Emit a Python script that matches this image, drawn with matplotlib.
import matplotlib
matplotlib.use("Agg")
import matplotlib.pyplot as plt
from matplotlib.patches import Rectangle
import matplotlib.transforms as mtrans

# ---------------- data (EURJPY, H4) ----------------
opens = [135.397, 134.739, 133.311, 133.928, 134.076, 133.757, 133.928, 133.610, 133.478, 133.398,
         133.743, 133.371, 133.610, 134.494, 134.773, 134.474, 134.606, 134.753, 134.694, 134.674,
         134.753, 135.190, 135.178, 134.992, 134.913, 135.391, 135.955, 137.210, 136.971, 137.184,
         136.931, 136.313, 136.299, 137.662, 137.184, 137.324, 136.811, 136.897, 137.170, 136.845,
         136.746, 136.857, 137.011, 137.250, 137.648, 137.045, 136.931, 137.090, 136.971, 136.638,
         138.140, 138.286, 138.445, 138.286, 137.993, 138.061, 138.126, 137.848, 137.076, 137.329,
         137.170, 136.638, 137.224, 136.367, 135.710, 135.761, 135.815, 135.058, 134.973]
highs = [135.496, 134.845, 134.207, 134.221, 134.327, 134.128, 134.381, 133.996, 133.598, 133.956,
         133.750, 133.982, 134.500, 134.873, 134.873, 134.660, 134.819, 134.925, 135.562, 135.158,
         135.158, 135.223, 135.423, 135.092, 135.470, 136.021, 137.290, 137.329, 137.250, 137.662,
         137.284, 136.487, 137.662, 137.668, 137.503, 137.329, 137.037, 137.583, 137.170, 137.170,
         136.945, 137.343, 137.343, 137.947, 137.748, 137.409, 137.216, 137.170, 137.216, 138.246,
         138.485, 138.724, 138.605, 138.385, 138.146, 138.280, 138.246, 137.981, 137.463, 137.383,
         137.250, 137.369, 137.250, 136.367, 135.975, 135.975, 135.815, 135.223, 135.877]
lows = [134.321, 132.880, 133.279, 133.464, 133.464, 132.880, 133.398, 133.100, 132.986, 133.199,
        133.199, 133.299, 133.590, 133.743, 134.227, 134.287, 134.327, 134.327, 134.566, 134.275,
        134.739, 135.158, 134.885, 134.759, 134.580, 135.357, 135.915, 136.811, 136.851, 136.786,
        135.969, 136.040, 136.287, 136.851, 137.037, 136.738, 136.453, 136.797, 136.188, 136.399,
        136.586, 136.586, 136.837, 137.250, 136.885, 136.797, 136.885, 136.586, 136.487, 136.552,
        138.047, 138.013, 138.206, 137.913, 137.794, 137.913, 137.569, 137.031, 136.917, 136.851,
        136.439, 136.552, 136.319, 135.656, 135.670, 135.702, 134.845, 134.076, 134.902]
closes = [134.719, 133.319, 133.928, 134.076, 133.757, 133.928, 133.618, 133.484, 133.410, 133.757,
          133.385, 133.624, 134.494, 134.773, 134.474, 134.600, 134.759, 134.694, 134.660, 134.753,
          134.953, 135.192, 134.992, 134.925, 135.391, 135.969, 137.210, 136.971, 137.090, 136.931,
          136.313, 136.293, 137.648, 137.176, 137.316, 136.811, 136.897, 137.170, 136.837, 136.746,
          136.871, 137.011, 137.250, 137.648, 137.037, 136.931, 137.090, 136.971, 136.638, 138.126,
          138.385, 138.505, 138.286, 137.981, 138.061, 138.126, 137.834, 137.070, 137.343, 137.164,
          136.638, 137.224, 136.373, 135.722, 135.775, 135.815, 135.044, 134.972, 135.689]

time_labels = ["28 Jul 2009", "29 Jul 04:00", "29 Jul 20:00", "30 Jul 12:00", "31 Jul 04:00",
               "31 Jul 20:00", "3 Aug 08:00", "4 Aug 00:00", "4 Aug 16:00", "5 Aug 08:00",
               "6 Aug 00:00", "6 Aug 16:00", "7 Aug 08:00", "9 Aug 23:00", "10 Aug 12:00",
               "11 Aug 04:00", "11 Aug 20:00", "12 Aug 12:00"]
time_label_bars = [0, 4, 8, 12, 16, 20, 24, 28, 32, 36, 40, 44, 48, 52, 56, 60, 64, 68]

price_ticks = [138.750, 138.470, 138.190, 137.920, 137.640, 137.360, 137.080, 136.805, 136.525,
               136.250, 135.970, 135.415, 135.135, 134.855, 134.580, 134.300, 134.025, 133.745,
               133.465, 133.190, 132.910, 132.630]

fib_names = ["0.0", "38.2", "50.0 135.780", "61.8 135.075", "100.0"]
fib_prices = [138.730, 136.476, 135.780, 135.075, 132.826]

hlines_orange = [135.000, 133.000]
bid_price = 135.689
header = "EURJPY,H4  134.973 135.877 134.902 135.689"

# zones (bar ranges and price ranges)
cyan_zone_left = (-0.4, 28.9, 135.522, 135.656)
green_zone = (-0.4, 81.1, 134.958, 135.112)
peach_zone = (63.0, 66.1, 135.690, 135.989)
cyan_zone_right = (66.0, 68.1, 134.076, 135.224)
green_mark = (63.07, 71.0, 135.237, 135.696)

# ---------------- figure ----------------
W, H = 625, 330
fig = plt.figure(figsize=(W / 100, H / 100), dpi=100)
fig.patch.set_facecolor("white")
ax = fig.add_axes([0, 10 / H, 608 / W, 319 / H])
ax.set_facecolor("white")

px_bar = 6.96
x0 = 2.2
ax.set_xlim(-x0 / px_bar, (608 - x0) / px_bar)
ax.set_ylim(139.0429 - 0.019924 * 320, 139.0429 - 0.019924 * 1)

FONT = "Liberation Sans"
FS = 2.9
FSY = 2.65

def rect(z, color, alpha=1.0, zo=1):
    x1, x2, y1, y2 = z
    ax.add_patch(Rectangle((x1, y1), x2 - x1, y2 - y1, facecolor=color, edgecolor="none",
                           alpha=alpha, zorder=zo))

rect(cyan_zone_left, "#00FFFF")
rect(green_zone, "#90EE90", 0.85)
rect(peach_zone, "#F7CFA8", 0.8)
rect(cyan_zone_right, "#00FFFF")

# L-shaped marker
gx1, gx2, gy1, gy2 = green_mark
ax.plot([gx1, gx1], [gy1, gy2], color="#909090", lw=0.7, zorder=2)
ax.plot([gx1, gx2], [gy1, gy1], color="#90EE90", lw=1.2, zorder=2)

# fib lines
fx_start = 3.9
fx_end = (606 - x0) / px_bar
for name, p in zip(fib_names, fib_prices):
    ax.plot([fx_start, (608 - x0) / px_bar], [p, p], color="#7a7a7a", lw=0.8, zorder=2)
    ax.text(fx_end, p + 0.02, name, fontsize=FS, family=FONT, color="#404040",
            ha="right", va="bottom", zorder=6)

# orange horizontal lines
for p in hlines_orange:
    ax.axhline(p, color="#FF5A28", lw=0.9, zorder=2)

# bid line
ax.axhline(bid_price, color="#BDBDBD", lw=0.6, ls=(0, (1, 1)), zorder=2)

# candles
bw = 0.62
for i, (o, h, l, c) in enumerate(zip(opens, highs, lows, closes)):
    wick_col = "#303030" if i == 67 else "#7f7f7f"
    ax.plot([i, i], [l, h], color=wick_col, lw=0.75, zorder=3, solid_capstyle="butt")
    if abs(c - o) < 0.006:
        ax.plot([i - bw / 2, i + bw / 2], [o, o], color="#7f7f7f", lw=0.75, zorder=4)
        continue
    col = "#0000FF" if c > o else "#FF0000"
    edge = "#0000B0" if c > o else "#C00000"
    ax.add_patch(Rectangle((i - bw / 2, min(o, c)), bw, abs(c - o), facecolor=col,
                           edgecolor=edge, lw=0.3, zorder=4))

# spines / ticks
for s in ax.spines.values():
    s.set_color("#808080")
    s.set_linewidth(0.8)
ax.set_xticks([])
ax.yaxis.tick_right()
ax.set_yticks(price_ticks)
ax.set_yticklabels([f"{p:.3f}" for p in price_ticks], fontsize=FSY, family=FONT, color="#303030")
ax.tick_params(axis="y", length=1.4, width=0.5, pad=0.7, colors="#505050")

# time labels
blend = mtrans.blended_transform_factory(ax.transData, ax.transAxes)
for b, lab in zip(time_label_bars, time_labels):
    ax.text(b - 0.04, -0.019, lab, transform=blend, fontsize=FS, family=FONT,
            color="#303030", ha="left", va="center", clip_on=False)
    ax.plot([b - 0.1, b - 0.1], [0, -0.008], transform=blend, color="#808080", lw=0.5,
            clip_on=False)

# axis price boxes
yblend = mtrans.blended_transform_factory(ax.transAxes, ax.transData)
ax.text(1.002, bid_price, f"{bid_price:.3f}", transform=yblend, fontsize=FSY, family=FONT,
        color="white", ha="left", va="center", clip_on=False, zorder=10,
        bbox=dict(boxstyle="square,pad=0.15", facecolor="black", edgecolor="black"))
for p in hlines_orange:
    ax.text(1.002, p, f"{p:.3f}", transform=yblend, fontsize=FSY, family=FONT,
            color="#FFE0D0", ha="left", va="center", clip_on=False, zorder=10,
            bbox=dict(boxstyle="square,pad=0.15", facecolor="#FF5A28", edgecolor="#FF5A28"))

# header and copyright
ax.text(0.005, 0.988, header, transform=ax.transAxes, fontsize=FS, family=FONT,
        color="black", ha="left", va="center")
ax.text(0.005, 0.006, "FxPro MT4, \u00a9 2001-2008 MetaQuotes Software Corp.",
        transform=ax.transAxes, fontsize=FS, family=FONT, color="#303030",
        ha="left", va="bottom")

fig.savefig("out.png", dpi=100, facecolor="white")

━━━━━━━━━━━━━━━━

__Short problem__: Which lines hold the word "matplotlib"? Show each one.

__Solution__:
Emit a Python script that matches this image, drawn with matplotlib.
import matplotlib
matplotlib.use("Agg")
import matplotlib.pyplot as plt
from matplotlib.patches import Rectangle
import matplotlib.transforms as mtrans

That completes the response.